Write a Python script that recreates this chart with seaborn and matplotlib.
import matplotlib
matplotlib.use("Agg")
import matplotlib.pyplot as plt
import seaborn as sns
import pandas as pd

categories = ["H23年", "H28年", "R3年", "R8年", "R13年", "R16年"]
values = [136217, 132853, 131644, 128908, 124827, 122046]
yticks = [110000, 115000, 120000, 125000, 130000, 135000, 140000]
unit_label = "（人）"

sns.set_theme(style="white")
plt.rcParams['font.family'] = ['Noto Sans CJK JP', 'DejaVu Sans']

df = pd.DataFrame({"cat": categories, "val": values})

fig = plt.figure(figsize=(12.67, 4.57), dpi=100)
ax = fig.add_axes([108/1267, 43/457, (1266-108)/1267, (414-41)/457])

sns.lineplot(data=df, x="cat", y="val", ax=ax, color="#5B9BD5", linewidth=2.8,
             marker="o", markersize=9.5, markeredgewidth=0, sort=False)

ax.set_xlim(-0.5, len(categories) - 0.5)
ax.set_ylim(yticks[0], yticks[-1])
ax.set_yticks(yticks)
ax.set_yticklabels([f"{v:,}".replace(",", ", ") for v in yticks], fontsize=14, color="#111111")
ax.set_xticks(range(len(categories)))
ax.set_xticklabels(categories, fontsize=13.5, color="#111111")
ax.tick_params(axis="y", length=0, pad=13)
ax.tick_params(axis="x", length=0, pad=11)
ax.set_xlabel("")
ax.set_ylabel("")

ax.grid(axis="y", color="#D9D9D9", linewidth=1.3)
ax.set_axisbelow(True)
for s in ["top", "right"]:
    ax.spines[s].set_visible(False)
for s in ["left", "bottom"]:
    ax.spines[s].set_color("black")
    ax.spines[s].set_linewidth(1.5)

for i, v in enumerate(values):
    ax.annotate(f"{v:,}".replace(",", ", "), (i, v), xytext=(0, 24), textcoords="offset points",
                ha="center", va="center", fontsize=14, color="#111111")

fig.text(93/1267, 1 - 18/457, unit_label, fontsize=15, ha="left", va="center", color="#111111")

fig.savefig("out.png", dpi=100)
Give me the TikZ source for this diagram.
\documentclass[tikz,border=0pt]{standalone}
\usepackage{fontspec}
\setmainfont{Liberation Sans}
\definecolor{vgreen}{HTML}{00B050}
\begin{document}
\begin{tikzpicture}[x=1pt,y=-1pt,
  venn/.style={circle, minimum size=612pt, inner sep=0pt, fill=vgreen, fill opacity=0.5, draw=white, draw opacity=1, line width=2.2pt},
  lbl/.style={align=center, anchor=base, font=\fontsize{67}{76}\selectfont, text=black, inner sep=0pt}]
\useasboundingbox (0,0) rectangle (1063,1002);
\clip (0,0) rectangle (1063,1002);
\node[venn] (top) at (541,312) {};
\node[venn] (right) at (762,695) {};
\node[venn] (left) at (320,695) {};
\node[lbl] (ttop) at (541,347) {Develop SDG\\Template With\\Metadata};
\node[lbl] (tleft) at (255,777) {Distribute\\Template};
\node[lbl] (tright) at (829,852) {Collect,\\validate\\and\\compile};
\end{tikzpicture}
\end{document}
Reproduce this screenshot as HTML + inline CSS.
_ _ _
• **EXERCISE INSTRUCTIONS**
What is the number of lines that contain "HTML"? Reply with that number alone.

• **SOLUTION**
2